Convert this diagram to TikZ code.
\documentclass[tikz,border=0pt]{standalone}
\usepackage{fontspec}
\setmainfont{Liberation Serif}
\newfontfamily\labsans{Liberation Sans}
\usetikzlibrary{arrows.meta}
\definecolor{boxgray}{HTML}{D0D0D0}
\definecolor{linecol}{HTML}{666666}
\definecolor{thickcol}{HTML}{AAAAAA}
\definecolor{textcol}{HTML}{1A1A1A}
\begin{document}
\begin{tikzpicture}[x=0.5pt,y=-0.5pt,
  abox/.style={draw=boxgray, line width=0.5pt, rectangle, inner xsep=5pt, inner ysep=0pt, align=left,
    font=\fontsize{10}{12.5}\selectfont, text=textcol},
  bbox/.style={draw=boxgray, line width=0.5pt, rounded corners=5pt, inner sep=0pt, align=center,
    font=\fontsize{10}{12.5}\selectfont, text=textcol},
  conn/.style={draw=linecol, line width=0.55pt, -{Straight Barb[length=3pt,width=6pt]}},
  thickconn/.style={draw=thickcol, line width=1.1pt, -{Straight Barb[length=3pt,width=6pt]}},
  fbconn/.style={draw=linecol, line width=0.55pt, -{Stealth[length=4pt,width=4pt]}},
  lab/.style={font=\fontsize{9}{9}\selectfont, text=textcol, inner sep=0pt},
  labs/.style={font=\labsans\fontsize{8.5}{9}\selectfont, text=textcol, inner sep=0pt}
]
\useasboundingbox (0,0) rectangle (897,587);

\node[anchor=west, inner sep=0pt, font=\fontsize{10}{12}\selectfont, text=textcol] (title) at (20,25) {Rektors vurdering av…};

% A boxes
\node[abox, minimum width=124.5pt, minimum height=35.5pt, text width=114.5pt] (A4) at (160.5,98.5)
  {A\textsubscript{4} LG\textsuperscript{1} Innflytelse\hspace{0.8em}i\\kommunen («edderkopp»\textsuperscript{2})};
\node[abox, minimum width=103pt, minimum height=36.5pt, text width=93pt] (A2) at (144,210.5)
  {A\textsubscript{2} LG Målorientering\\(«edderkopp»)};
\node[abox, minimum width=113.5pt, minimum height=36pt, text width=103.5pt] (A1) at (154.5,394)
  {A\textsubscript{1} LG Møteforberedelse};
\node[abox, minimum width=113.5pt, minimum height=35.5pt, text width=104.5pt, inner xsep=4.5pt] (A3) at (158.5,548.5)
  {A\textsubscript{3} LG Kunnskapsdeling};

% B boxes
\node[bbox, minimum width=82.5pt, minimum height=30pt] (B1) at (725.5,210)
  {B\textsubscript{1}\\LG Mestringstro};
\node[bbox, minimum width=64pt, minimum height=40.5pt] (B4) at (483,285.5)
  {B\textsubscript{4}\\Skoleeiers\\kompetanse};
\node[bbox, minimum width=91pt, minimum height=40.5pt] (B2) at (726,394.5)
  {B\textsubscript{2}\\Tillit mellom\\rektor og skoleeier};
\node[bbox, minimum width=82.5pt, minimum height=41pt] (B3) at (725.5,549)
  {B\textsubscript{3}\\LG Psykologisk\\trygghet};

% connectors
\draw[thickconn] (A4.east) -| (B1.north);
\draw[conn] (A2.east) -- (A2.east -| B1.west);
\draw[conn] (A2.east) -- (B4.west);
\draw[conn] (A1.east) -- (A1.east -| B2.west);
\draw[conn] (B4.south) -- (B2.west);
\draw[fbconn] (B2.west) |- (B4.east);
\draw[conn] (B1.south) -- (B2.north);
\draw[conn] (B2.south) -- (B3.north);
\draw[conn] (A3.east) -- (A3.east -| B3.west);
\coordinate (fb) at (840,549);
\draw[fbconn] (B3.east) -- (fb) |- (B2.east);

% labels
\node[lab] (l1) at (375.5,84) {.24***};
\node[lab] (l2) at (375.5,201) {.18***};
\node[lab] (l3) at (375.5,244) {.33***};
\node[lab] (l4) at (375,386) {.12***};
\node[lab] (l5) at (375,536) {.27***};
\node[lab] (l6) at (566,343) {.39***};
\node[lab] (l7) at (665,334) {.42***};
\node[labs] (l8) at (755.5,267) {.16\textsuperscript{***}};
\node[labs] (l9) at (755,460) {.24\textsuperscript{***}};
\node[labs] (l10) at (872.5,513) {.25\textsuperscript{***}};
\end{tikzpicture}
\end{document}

* [WHAT IS EXPECTED]: Please print exactly what appears from the first line of the data through the line with "text=textcol] (title) at", including both of those lines and nothing past them.

* [RESPONSE]:
Convert this diagram to TikZ code.
\documentclass[tikz,border=0pt]{standalone}
\usepackage{fontspec}
\setmainfont{Liberation Serif}
\newfontfamily\labsans{Liberation Sans}
\usetikzlibrary{arrows.meta}
\definecolor{boxgray}{HTML}{D0D0D0}
\definecolor{linecol}{HTML}{666666}
\definecolor{thickcol}{HTML}{AAAAAA}
\definecolor{textcol}{HTML}{1A1A1A}
\begin{document}
\begin{tikzpicture}[x=0.5pt,y=-0.5pt,
  abox/.style={draw=boxgray, line width=0.5pt, rectangle, inner xsep=5pt, inner ysep=0pt, align=left,
    font=\fontsize{10}{12.5}\selectfont, text=textcol},
  bbox/.style={draw=boxgray, line width=0.5pt, rounded corners=5pt, inner sep=0pt, align=center,
    font=\fontsize{10}{12.5}\selectfont, text=textcol},
  conn/.style={draw=linecol, line width=0.55pt, -{Straight Barb[length=3pt,width=6pt]}},
  thickconn/.style={draw=thickcol, line width=1.1pt, -{Straight Barb[length=3pt,width=6pt]}},
  fbconn/.style={draw=linecol, line width=0.55pt, -{Stealth[length=4pt,width=4pt]}},
  lab/.style={font=\fontsize{9}{9}\selectfont, text=textcol, inner sep=0pt},
  labs/.style={font=\labsans\fontsize{8.5}{9}\selectfont, text=textcol, inner sep=0pt}
]
\useasboundingbox (0,0) rectangle (897,587);

\node[anchor=west, inner sep=0pt, font=\fontsize{10}{12}\selectfont, text=textcol] (title) at (20,25) {Rektors vurdering av…};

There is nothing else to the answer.